Exercise prompt -
Make an exact copy of all the entries, with the pictures left out.

........

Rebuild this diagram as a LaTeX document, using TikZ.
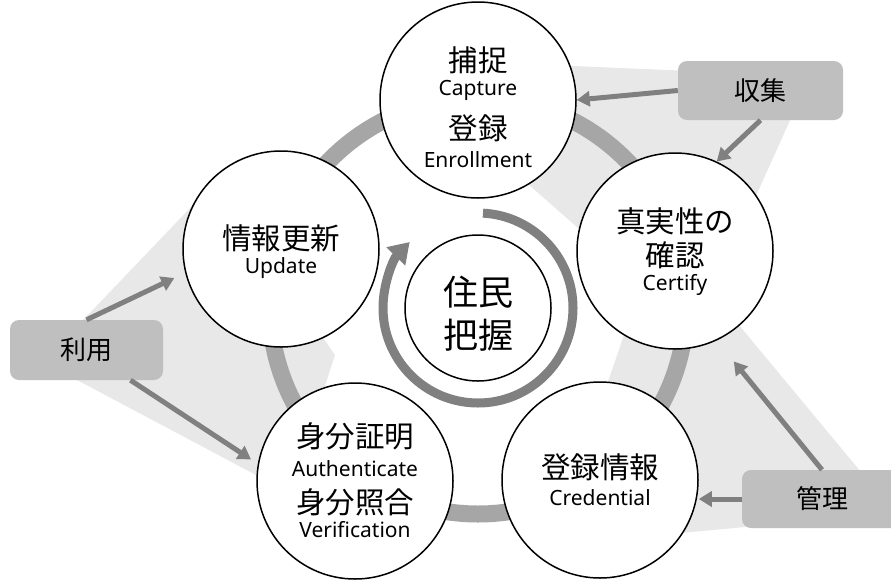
\documentclass[tikz,border=0pt]{standalone}
\usepackage{fontspec}
\setmainfont{Noto Sans CJK JP}
\newfontfamily\latinfont{Noto Sans}
\usetikzlibrary{arrows.meta,calc}
\definecolor{wedgec}{HTML}{E8E8E8}
\definecolor{ringc}{HTML}{A6A6A6}
\definecolor{darkc}{HTML}{808080}
\definecolor{boxc}{HTML}{BFBFBF}
\begin{document}
\begin{tikzpicture}[x=1pt,y=-1pt]
\tikzset{
 circ/.style={circle, draw=black, line width=1.5pt, fill=white, minimum size=196pt, inner sep=0pt},
 jp/.style={font=\fontsize{29.5}{31}\selectfont, inner sep=0pt},
 en/.style={font=\latinfont\fontsize{21}{23}\selectfont, inner sep=0pt},
 bigjp/.style={font=\fontsize{35}{37}\selectfont, inner sep=0pt},
 boxnode/.style={fill=boxc, rounded corners=9pt, inner sep=0pt, font=\fontsize{26}{28}\selectfont},
 arr/.style={draw=darkc, line width=5pt, -{Triangle[width=15pt,length=13pt]}},
 inarr/.style={draw=darkc, line width=9pt, -{Triangle[width=25pt,length=20pt]}},
 wedge/.style={fill=wedgec, draw=none},
}
\useasboundingbox (0,0) rectangle (891,579);
\fill[white] (0,0) rectangle (891,579);
% light wedges
\fill[wedge] (478,62) -- (810,76) -- (695,331) -- (478,140) -- cycle;
\fill[wedge] (660,230) -- (895,513) -- (552,545) -- cycle;
\fill[wedge] (43,362) -- (215,182) -- (335,355) -- (290,493) -- cycle;
% outer ring
\draw[ringc, line width=17pt] (478,306) circle[radius=208pt];
% circles
\node[circ] (c1) at (478,100) {};
\node[circ] (c2) at (675,251) {};
\node[circ] (c3) at (600,480) {};
\node[circ] (c4) at (355,481) {};
\node[circ] (c5) at (281,249) {};
\node[circle, draw=black, line width=1.5pt, fill=white, minimum size=146pt, inner sep=0pt] (c0) at (478,308) {};
% inner cycle arrow
\draw[inarr] ($(c0.center)+(87:95pt)$) arc[start angle=87, end angle=-224, radius=95pt];
% texts
\node[jp] (t1a) at (478,60) {捕捉};
\node[en] (t1b) at (478,90) {Capture};
\node[jp] (t1c) at (478,128) {登録};
\node[en] (t1d) at (478,160) {Enrollment};
\node[jp] (t2a) at (675,221) {真実性の};
\node[jp] (t2b) at (675,255) {確認};
\node[en] (t2c) at (675,285) {Certify};
\node[jp] (t3a) at (600,467) {登録情報};
\node[en] (t3b) at (600,498) {Credential};
\node[jp] (t4a) at (355,436) {身分証明};
\node[en] (t4b) at (355,469) {Authenticate};
\node[jp] (t4c) at (355,502) {身分照合};
\node[en] (t4d) at (355,530) {Verification};
\node[jp] (t5a) at (281,238) {情報更新};
\node[en] (t5b) at (281,268) {Update};
\node[bigjp] (t0a) at (478,292) {住民};
\node[bigjp] (t0b) at (478,335) {把握};
% boxes
\node[boxnode, minimum width=165pt, minimum height=59pt] (b1) at (760.5,90.5) {収集};
\node[boxnode, minimum width=153pt, minimum height=60pt] (b2) at (86.5,350) {利用};
\node[boxnode, minimum width=160pt, minimum height=58pt] (b3) at (822,499) {管理};
% arrows
\draw[arr] (b1.west) -- (c1.east);
\draw[arr] (b1.south) -- (c2.65);
\draw[arr, shorten >=12pt] (b2.north) -- (c5.194);
\draw[arr, shorten >=8pt] ([xshift=44pt]b2.south) -- (c4.170);
\draw[arr, shorten >=27pt] (b3.north) -- (c2.-65);
\draw[arr] (b3.west) -- (b3.west -| c3.east);
\end{tikzpicture}
\end{document}
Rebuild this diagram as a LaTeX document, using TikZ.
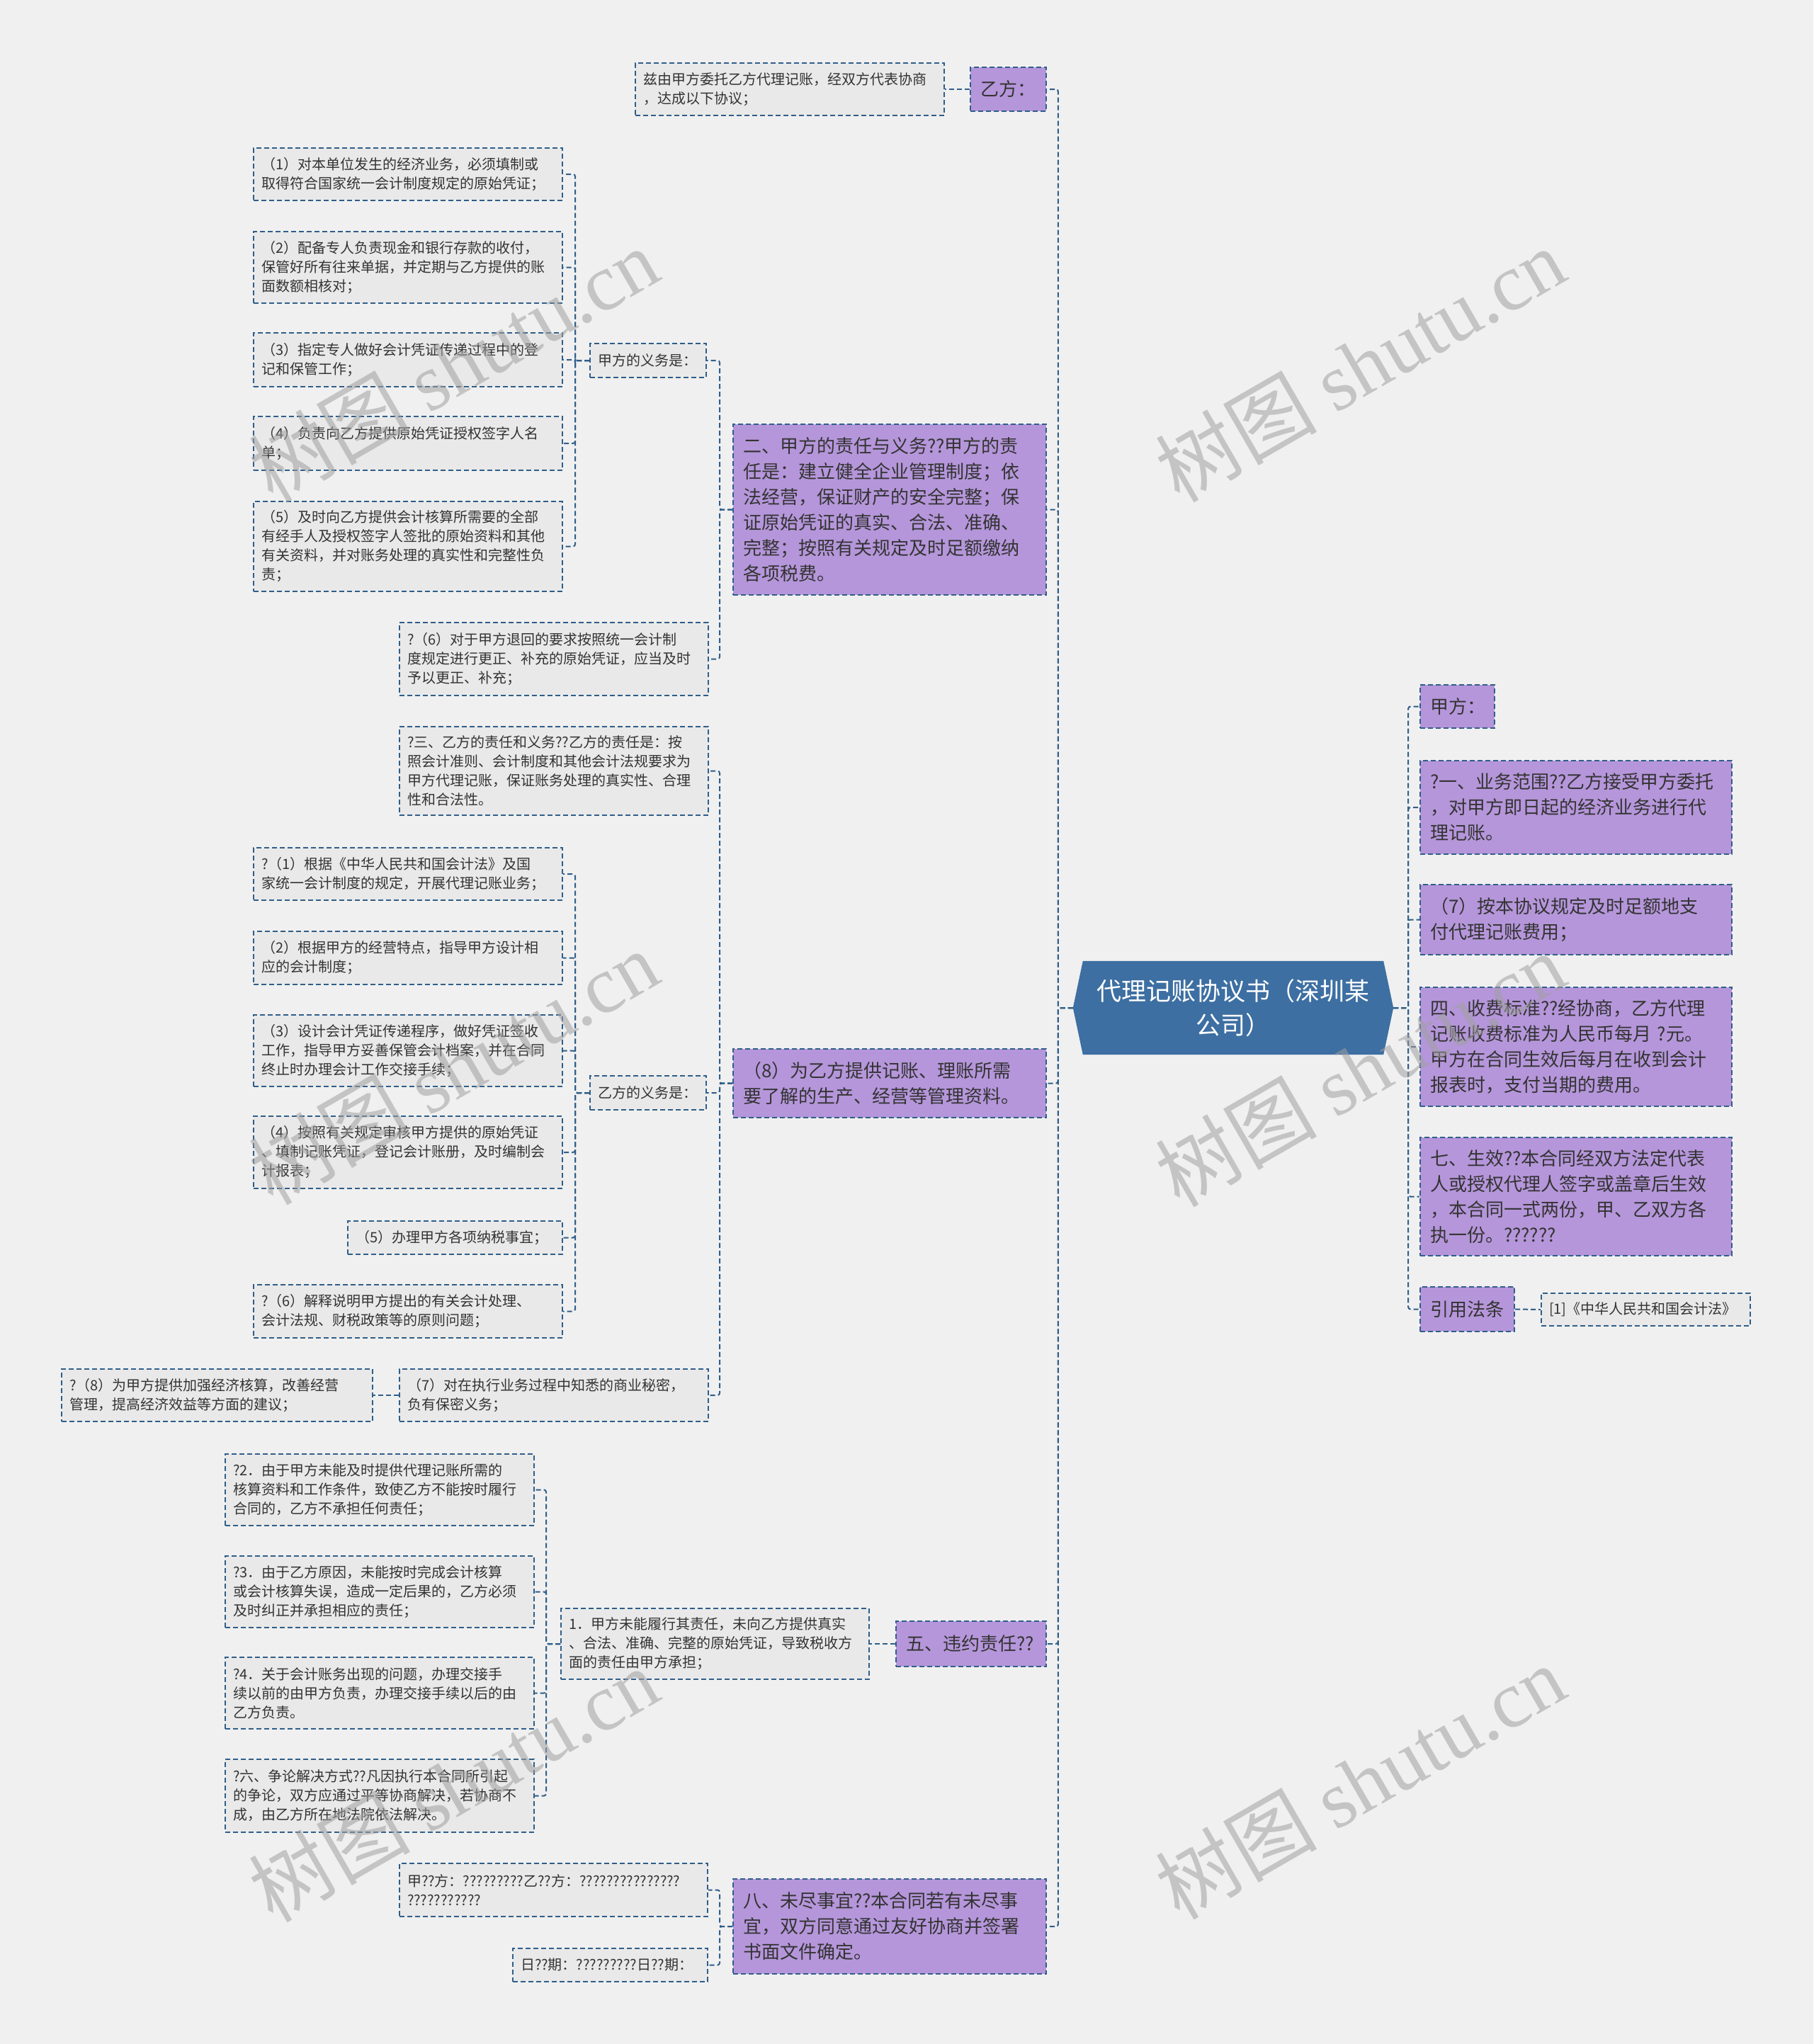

........

Correct output -
Rebuild this diagram as a LaTeX document, using TikZ.
\documentclass[tikz,border=0pt]{standalone}
\usepackage{fontspec}
\setmainfont{Noto Sans CJK JP}
\newfontfamily\latinfont{Noto Sans}
\usetikzlibrary{arrows.meta,calc}
\definecolor{wedgec}{HTML}{E8E8E8}
\definecolor{ringc}{HTML}{A6A6A6}
\definecolor{darkc}{HTML}{808080}
\definecolor{boxc}{HTML}{BFBFBF}
\begin{document}
\begin{tikzpicture}[x=1pt,y=-1pt]
\tikzset{
 circ/.style={circle, draw=black, line width=1.5pt, fill=white, minimum size=196pt, inner sep=0pt},
 jp/.style={font=\fontsize{29.5}{31}\selectfont, inner sep=0pt},
 en/.style={font=\latinfont\fontsize{21}{23}\selectfont, inner sep=0pt},
 bigjp/.style={font=\fontsize{35}{37}\selectfont, inner sep=0pt},
 boxnode/.style={fill=boxc, rounded corners=9pt, inner sep=0pt, font=\fontsize{26}{28}\selectfont},
 arr/.style={draw=darkc, line width=5pt, -{Triangle[width=15pt,length=13pt]}},
 inarr/.style={draw=darkc, line width=9pt, -{Triangle[width=25pt,length=20pt]}},
 wedge/.style={fill=wedgec, draw=none},
}
\useasboundingbox (0,0) rectangle (891,579);
\fill[white] (0,0) rectangle (891,579);
% light wedges
\fill[wedge] (478,62) -- (810,76) -- (695,331) -- (478,140) -- cycle;
\fill[wedge] (660,230) -- (895,513) -- (552,545) -- cycle;
\fill[wedge] (43,362) -- (215,182) -- (335,355) -- (290,493) -- cycle;
% outer ring
\draw[ringc, line width=17pt] (478,306) circle[radius=208pt];
% circles
\node[circ] (c1) at (478,100) {};
\node[circ] (c2) at (675,251) {};
\node[circ] (c3) at (600,480) {};
\node[circ] (c4) at (355,481) {};
\node[circ] (c5) at (281,249) {};
\node[circle, draw=black, line width=1.5pt, fill=white, minimum size=146pt, inner sep=0pt] (c0) at (478,308) {};
% inner cycle arrow
\draw[inarr] ($(c0.center)+(87:95pt)$) arc[start angle=87, end angle=-224, radius=95pt];
% texts
\node[jp] (t1a) at (478,60) {捕捉};
\node[en] (t1b) at (478,90) {Capture};
\node[jp] (t1c) at (478,128) {登録};
\node[en] (t1d) at (478,160) {Enrollment};
\node[jp] (t2a) at (675,221) {真実性の};
\node[jp] (t2b) at (675,255) {確認};
\node[en] (t2c) at (675,285) {Certify};
\node[jp] (t3a) at (600,467) {登録情報};
\node[en] (t3b) at (600,498) {Credential};
\node[jp] (t4a) at (355,436) {身分証明};
\node[en] (t4b) at (355,469) {Authenticate};
\node[jp] (t4c) at (355,502) {身分照合};
\node[en] (t4d) at (355,530) {Verification};
\node[jp] (t5a) at (281,238) {情報更新};
\node[en] (t5b) at (281,268) {Update};
\node[bigjp] (t0a) at (478,292) {住民};
\node[bigjp] (t0b) at (478,335) {把握};
% boxes
\node[boxnode, minimum width=165pt, minimum height=59pt] (b1) at (760.5,90.5) {収集};
\node[boxnode, minimum width=153pt, minimum height=60pt] (b2) at (86.5,350) {利用};
\node[boxnode, minimum width=160pt, minimum height=58pt] (b3) at (822,499) {管理};
% arrows
\draw[arr] (b1.west) -- (c1.east);
\draw[arr] (b1.south) -- (c2.65);
\draw[arr, shorten >=12pt] (b2.north) -- (c5.194);
\draw[arr, shorten >=8pt] ([xshift=44pt]b2.south) -- (c4.170);
\draw[arr, shorten >=27pt] (b3.north) -- (c2.-65);
\draw[arr] (b3.west) -- (b3.west -| c3.east);
\end{tikzpicture}
\end{document}
Rebuild this diagram as a LaTeX document, using TikZ.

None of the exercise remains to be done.